• Work to do: Show, in full, each line of the data that contains "this".

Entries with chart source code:
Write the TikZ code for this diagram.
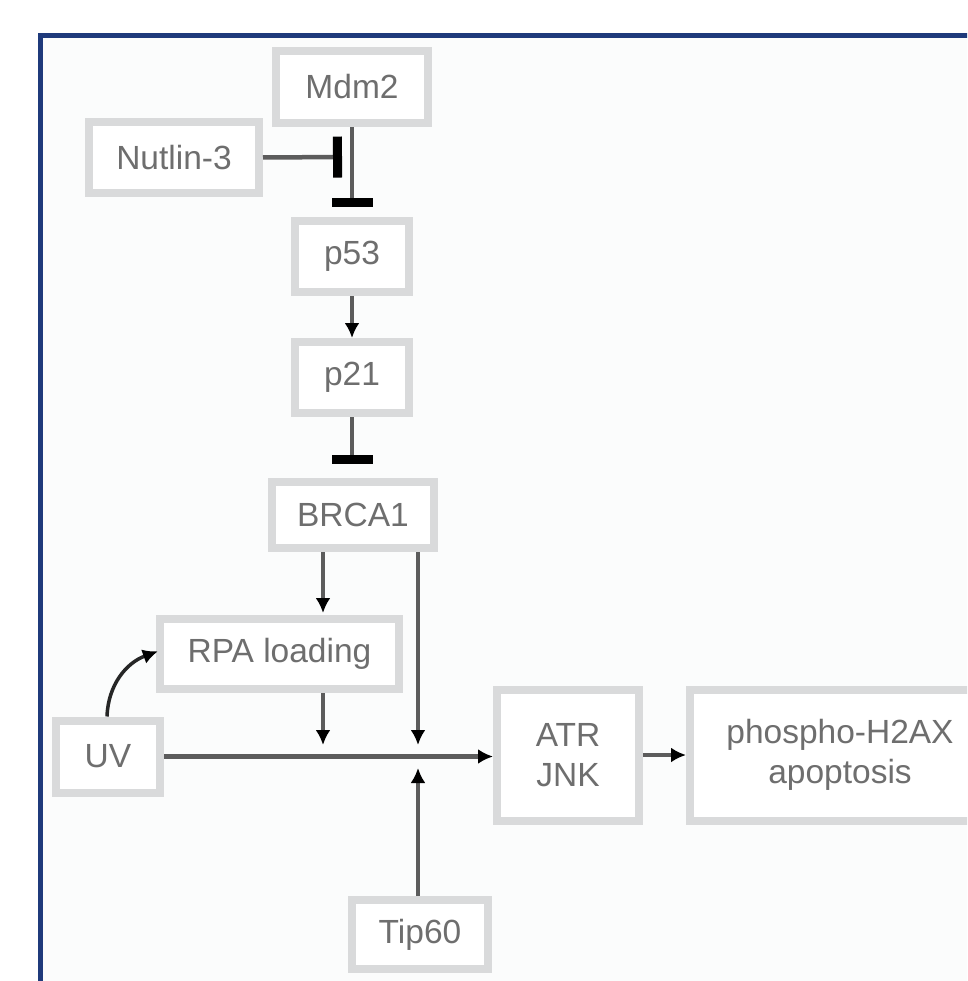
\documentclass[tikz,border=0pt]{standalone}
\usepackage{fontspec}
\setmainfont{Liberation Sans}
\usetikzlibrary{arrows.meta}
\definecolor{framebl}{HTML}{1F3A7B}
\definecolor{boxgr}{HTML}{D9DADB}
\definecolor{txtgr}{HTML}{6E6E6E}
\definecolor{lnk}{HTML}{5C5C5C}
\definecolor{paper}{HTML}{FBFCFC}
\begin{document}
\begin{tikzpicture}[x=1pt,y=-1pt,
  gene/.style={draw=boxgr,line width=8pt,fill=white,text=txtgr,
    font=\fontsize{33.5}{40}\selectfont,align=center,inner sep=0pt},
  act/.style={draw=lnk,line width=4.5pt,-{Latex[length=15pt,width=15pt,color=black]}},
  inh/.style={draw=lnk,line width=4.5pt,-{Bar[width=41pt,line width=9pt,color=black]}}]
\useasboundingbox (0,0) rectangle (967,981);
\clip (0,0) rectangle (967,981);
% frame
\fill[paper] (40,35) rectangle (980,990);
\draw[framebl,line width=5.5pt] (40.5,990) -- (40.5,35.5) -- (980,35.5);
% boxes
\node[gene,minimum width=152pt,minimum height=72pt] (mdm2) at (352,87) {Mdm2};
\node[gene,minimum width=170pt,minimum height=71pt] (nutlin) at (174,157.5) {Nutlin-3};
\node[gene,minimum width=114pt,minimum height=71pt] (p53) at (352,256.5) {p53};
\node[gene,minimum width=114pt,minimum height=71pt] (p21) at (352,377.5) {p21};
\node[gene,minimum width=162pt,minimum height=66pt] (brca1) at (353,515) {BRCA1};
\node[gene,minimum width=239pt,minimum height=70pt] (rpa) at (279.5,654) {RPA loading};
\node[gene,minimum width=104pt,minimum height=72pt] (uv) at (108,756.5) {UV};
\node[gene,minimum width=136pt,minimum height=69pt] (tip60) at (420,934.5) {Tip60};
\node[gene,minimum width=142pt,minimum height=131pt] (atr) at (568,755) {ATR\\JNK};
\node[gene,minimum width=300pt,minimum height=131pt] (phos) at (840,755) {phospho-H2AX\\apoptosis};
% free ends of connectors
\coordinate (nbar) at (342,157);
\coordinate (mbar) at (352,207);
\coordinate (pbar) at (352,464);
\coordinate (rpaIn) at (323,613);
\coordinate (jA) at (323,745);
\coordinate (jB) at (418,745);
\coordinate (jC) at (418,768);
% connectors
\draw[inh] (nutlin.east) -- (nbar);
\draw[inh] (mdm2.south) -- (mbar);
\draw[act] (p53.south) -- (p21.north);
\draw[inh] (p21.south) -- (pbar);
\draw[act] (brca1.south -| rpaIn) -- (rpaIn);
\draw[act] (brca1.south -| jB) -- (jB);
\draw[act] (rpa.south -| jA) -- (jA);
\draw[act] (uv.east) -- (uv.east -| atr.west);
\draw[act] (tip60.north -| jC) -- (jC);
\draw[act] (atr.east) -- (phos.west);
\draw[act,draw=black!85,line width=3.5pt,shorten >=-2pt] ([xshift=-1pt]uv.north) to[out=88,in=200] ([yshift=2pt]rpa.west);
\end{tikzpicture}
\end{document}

--

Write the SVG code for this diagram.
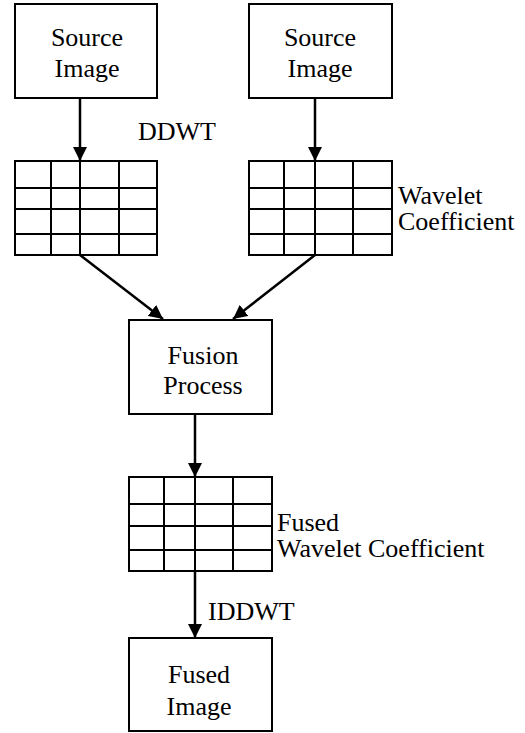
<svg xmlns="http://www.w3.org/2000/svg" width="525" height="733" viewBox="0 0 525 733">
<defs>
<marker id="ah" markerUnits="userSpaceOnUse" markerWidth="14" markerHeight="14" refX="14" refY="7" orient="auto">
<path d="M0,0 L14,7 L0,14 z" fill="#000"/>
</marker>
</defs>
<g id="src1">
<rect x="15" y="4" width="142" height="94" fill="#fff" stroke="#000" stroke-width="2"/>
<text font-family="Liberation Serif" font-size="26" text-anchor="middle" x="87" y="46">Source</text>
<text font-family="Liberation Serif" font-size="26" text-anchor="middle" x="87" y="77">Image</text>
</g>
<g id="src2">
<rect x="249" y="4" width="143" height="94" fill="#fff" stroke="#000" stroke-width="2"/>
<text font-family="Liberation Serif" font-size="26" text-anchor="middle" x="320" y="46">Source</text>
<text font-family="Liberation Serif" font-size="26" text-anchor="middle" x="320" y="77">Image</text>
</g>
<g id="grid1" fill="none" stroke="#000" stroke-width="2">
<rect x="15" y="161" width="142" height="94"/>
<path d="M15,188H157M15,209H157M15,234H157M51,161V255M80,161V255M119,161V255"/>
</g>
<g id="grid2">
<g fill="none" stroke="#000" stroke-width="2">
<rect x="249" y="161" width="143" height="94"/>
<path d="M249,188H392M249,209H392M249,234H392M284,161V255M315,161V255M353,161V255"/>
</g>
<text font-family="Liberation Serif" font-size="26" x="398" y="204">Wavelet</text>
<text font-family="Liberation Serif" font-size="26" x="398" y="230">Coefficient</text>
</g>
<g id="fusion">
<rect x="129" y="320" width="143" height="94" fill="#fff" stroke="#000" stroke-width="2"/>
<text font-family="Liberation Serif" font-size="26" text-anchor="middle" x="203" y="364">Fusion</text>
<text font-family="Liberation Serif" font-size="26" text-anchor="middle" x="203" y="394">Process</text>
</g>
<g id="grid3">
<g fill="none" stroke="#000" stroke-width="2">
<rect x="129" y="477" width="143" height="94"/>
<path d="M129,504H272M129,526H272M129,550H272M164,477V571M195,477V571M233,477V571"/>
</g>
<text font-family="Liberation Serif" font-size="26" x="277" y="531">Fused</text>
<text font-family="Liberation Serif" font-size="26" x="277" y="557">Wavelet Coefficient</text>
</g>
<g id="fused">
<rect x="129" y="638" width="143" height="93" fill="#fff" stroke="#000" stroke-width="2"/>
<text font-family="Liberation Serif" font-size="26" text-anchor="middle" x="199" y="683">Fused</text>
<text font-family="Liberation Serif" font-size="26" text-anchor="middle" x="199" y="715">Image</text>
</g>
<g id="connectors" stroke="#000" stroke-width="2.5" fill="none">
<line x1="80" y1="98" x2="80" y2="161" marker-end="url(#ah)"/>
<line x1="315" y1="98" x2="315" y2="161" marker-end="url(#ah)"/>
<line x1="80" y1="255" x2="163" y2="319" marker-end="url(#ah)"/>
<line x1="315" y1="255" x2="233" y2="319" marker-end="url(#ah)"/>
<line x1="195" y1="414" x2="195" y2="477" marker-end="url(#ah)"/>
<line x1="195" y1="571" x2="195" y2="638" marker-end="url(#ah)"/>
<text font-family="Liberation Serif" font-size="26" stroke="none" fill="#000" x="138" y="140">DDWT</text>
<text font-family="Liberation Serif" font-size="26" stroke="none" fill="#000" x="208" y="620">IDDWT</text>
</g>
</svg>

• Answer to the exercise:
Write the TikZ code for this diagram.
Write the SVG code for this diagram.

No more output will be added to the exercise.